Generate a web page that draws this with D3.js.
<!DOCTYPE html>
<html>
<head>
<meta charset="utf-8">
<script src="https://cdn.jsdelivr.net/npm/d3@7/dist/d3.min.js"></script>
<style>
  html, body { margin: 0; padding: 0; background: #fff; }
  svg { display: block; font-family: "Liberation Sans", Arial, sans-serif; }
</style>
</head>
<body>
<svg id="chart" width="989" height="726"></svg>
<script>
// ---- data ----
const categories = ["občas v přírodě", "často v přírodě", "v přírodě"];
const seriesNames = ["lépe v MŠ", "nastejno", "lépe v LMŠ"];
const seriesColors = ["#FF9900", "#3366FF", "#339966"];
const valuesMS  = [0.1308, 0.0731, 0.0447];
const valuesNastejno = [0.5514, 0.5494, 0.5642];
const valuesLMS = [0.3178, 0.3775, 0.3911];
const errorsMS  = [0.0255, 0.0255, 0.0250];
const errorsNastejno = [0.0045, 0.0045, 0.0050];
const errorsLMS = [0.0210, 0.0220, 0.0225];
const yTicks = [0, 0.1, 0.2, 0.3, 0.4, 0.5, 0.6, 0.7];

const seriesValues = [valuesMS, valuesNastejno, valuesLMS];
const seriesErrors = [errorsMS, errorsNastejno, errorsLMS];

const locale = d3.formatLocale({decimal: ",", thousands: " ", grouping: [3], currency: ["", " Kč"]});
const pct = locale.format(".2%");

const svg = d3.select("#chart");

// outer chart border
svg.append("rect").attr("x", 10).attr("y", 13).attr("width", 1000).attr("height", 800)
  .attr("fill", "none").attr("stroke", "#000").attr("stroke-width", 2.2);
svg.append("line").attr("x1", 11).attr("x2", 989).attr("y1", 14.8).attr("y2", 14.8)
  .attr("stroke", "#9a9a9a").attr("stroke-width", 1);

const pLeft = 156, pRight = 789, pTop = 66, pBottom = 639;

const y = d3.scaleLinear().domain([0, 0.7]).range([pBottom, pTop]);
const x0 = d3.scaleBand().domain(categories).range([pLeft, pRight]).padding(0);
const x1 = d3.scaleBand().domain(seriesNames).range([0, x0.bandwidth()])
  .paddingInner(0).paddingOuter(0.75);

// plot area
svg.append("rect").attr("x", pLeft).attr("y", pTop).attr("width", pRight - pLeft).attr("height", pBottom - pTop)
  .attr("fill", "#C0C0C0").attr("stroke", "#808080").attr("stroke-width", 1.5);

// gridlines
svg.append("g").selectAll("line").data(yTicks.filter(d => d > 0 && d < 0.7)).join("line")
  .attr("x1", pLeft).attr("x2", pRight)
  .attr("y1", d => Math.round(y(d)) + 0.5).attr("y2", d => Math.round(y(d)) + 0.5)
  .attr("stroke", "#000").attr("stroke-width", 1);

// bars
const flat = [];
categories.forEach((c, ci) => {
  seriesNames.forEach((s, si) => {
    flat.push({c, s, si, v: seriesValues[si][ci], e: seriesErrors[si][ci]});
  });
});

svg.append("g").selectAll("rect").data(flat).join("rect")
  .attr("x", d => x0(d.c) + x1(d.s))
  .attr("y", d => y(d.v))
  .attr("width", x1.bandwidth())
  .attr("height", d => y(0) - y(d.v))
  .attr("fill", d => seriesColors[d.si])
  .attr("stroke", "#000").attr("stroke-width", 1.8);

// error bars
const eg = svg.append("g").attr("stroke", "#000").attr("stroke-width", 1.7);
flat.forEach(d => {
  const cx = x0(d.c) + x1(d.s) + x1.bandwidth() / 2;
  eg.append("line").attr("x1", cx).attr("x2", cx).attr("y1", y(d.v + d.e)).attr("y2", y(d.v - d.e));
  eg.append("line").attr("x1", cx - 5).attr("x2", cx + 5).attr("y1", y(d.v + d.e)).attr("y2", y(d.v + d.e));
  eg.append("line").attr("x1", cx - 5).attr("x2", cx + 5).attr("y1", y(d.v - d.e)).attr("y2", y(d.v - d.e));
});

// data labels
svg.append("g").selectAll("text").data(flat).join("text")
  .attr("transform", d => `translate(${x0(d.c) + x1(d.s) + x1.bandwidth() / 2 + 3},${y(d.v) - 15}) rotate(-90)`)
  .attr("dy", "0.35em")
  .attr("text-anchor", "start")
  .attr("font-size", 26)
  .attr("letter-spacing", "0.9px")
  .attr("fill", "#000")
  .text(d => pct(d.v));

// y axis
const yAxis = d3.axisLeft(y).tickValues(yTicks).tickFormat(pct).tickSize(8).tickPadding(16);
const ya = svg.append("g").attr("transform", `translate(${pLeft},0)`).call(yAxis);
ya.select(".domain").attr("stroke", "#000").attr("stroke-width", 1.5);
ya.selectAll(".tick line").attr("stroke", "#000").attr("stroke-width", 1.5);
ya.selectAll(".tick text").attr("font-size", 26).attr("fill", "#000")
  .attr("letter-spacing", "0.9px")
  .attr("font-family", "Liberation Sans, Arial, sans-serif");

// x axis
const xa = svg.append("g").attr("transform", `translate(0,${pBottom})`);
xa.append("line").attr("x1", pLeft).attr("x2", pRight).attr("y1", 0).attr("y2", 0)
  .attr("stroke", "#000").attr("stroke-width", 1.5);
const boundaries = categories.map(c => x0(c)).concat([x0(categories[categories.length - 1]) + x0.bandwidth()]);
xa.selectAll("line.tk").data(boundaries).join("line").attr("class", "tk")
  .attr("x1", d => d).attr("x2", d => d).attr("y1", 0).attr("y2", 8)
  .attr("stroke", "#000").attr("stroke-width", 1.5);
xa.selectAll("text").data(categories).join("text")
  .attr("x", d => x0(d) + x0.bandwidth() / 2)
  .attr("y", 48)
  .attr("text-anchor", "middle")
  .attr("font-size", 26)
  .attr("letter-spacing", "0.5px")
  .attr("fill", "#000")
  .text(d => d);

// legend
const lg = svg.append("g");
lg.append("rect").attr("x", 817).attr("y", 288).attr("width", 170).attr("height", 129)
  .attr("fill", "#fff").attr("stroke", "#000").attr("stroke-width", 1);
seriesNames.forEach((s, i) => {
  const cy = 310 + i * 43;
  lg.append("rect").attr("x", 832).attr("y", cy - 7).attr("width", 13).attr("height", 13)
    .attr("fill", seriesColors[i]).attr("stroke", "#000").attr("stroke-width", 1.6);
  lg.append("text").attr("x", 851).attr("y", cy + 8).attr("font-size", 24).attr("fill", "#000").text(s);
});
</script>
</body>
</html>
○ ○ ○ ○ ○
**DO THIS:**
Copy out the full material exactly as it appears.

**FINISHED TASK:**
Generate a web page that draws this with D3.js.
<!DOCTYPE html>
<html>
<head>
<meta charset="utf-8">
<script src="https://cdn.jsdelivr.net/npm/d3@7/dist/d3.min.js"></script>
<style>
  html, body { margin: 0; padding: 0; background: #fff; }
  svg { display: block; font-family: "Liberation Sans", Arial, sans-serif; }
</style>
</head>
<body>
<svg id="chart" width="989" height="726"></svg>
<script>
// ---- data ----
const categories = ["občas v přírodě", "často v přírodě", "v přírodě"];
const seriesNames = ["lépe v MŠ", "nastejno", "lépe v LMŠ"];
const seriesColors = ["#FF9900", "#3366FF", "#339966"];
const valuesMS  = [0.1308, 0.0731, 0.0447];
const valuesNastejno = [0.5514, 0.5494, 0.5642];
const valuesLMS = [0.3178, 0.3775, 0.3911];
const errorsMS  = [0.0255, 0.0255, 0.0250];
const errorsNastejno = [0.0045, 0.0045, 0.0050];
const errorsLMS = [0.0210, 0.0220, 0.0225];
const yTicks = [0, 0.1, 0.2, 0.3, 0.4, 0.5, 0.6, 0.7];

const seriesValues = [valuesMS, valuesNastejno, valuesLMS];
const seriesErrors = [errorsMS, errorsNastejno, errorsLMS];

const locale = d3.formatLocale({decimal: ",", thousands: " ", grouping: [3], currency: ["", " Kč"]});
const pct = locale.format(".2%");

const svg = d3.select("#chart");

// outer chart border
svg.append("rect").attr("x", 10).attr("y", 13).attr("width", 1000).attr("height", 800)
  .attr("fill", "none").attr("stroke", "#000").attr("stroke-width", 2.2);
svg.append("line").attr("x1", 11).attr("x2", 989).attr("y1", 14.8).attr("y2", 14.8)
  .attr("stroke", "#9a9a9a").attr("stroke-width", 1);

const pLeft = 156, pRight = 789, pTop = 66, pBottom = 639;

const y = d3.scaleLinear().domain([0, 0.7]).range([pBottom, pTop]);
const x0 = d3.scaleBand().domain(categories).range([pLeft, pRight]).padding(0);
const x1 = d3.scaleBand().domain(seriesNames).range([0, x0.bandwidth()])
  .paddingInner(0).paddingOuter(0.75);

// plot area
svg.append("rect").attr("x", pLeft).attr("y", pTop).attr("width", pRight - pLeft).attr("height", pBottom - pTop)
  .attr("fill", "#C0C0C0").attr("stroke", "#808080").attr("stroke-width", 1.5);

// gridlines
svg.append("g").selectAll("line").data(yTicks.filter(d => d > 0 && d < 0.7)).join("line")
  .attr("x1", pLeft).attr("x2", pRight)
  .attr("y1", d => Math.round(y(d)) + 0.5).attr("y2", d => Math.round(y(d)) + 0.5)
  .attr("stroke", "#000").attr("stroke-width", 1);

// bars
const flat = [];
categories.forEach((c, ci) => {
  seriesNames.forEach((s, si) => {
    flat.push({c, s, si, v: seriesValues[si][ci], e: seriesErrors[si][ci]});
  });
});

svg.append("g").selectAll("rect").data(flat).join("rect")
  .attr("x", d => x0(d.c) + x1(d.s))
  .attr("y", d => y(d.v))
  .attr("width", x1.bandwidth())
  .attr("height", d => y(0) - y(d.v))
  .attr("fill", d => seriesColors[d.si])
  .attr("stroke", "#000").attr("stroke-width", 1.8);

// error bars
const eg = svg.append("g").attr("stroke", "#000").attr("stroke-width", 1.7);
flat.forEach(d => {
  const cx = x0(d.c) + x1(d.s) + x1.bandwidth() / 2;
  eg.append("line").attr("x1", cx).attr("x2", cx).attr("y1", y(d.v + d.e)).attr("y2", y(d.v - d.e));
  eg.append("line").attr("x1", cx - 5).attr("x2", cx + 5).attr("y1", y(d.v + d.e)).attr("y2", y(d.v + d.e));
  eg.append("line").attr("x1", cx - 5).attr("x2", cx + 5).attr("y1", y(d.v - d.e)).attr("y2", y(d.v - d.e));
});

// data labels
svg.append("g").selectAll("text").data(flat).join("text")
  .attr("transform", d => `translate(${x0(d.c) + x1(d.s) + x1.bandwidth() / 2 + 3},${y(d.v) - 15}) rotate(-90)`)
  .attr("dy", "0.35em")
  .attr("text-anchor", "start")
  .attr("font-size", 26)
  .attr("letter-spacing", "0.9px")
  .attr("fill", "#000")
  .text(d => pct(d.v));

// y axis
const yAxis = d3.axisLeft(y).tickValues(yTicks).tickFormat(pct).tickSize(8).tickPadding(16);
const ya = svg.append("g").attr("transform", `translate(${pLeft},0)`).call(yAxis);
ya.select(".domain").attr("stroke", "#000").attr("stroke-width", 1.5);
ya.selectAll(".tick line").attr("stroke", "#000").attr("stroke-width", 1.5);
ya.selectAll(".tick text").attr("font-size", 26).attr("fill", "#000")
  .attr("letter-spacing", "0.9px")
  .attr("font-family", "Liberation Sans, Arial, sans-serif");

// x axis
const xa = svg.append("g").attr("transform", `translate(0,${pBottom})`);
xa.append("line").attr("x1", pLeft).attr("x2", pRight).attr("y1", 0).attr("y2", 0)
  .attr("stroke", "#000").attr("stroke-width", 1.5);
const boundaries = categories.map(c => x0(c)).concat([x0(categories[categories.length - 1]) + x0.bandwidth()]);
xa.selectAll("line.tk").data(boundaries).join("line").attr("class", "tk")
  .attr("x1", d => d).attr("x2", d => d).attr("y1", 0).attr("y2", 8)
  .attr("stroke", "#000").attr("stroke-width", 1.5);
xa.selectAll("text").data(categories).join("text")
  .attr("x", d => x0(d) + x0.bandwidth() / 2)
  .attr("y", 48)
  .attr("text-anchor", "middle")
  .attr("font-size", 26)
  .attr("letter-spacing", "0.5px")
  .attr("fill", "#000")
  .text(d => d);

// legend
const lg = svg.append("g");
lg.append("rect").attr("x", 817).attr("y", 288).attr("width", 170).attr("height", 129)
  .attr("fill", "#fff").attr("stroke", "#000").attr("stroke-width", 1);
seriesNames.forEach((s, i) => {
  const cy = 310 + i * 43;
  lg.append("rect").attr("x", 832).attr("y", cy - 7).attr("width", 13).attr("height", 13)
    .attr("fill", seriesColors[i]).attr("stroke", "#000").attr("stroke-width", 1.6);
  lg.append("text").attr("x", 851).attr("y", cy + 8).attr("font-size", 24).attr("fill", "#000").text(s);
});
</script>
</body>
</html>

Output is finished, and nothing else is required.